A regional councillor and a harm reduction executive are urging Niagara leaders to push for a federal government task force to explore the decriminalizing of all drugs in Canada.
St. Catharine’s Coun. Laura Ip is set to present the motion at Niagara’s regional council meeting on Thursday in the hopes of getting the attention of the federal government’s Minister of Health Patty Hajdu and Minister of Justice David Lametti.
Ip’s submission leans on a report released by the Canadian Association of Chiefs of Police (CACP) in July calling for the decriminalization of simple possession of illicit drugs suggesting that decriminalization for simple possession is an “effective way to reduce the public health and public safety harms associated with substance use.”
The association called for the creation of a national task force to look into drug policy reform with the potential goal of finding alternatives to criminal sanctions for simple possession and more supports for the availability and integration of drugs into health and social programs.
Glen Walker, Positive Living Niagara’s executive director and co-chair of the Overdose Prevention Network of Niagara (OPNN), says such a move could be an “important tool” in fighting rising overdose cases in the region.
“I think for us, it’s really about how do we change the thinking about people with addictions from ‘you’re a criminal’ to ‘this is a health issue,'” said Walker.
“We’re not really saying people should get off scot-free (for drug possession), what we are saying is what mechanisms are in place to have them talk to a medical professional or discuss what they need in terms of help and support.”
Walker says his organization has seen examples of success with the model in Portugal, where they’ve had decriminalization for minor possession for quite some time.

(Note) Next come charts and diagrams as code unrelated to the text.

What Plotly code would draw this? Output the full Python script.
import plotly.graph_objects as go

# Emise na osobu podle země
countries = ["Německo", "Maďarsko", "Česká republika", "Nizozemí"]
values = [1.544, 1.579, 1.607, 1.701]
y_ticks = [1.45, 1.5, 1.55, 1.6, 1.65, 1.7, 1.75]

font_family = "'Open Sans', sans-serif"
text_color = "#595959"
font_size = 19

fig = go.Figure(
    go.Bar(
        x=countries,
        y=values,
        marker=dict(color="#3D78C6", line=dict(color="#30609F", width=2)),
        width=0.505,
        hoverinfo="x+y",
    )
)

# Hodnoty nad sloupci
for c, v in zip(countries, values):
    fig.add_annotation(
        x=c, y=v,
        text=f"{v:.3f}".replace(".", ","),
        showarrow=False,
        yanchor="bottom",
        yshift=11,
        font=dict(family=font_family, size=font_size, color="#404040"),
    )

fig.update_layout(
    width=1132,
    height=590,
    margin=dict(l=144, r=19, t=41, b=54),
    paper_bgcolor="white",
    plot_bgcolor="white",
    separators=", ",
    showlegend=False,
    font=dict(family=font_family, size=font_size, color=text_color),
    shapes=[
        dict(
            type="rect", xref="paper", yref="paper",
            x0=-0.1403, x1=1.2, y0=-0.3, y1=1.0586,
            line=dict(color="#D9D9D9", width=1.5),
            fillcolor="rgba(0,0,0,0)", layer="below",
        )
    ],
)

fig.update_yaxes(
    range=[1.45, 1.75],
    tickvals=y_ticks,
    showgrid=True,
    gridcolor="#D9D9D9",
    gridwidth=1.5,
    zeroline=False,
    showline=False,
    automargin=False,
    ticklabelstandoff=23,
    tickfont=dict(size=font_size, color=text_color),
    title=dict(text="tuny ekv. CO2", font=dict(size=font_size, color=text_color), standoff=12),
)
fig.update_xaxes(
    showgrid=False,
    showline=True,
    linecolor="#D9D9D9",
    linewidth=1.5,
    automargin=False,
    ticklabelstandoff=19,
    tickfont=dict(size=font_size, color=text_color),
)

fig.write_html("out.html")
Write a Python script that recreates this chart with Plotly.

“They’ve seen dramatic drops in the rates of transmission of infections like HIV, for example,” Walker said. “The death rates have dropped dramatically from overdoses.”
Niagara’s opioid overdose fatalities have increased year over year, according to public health.
Recent numbers from Emergency Medical Services (EMS) show opioid overdose calls are on the rise with 400 suspected opioid overdose responses between January and August of 2020, which is about 50 calls per month.
In 2019, the service responded to 498 calls for the entire year for an average of 41.5 calls per month.
A total of 89 people died from suspected opioid overdoses in 2019. Public health says 56 people in the region have died from suspected overdoses in the first five months of this year.
Walker believes that’s only the tip of the proverbial iceberg as the OPNN estimates that only about 20 per cent are actually calling 911 when there’s an overdose.
“It’s because there’s this fear they’ll be charged,” said Walker. “If we can remove some of that, then we’ll have more people reaching out for help in crisis.”
He goes on to say he is seeing a “ground-swell” of support from local governments for a federal task-force.
“I think there is a growing momentum here,” Walker said, “St. Catherine’s city council passed a motion and Niagara Falls city council is looking at this issue.”
Prime Minister Justin Trudeau told Global News in December that the federal government is not considering decriminalizing drugs.
Trudeau said Ottawa would be looking at “other things,” like safe consumption sites, to mitigate the opioid issue and that further decisions would be made “based on science.”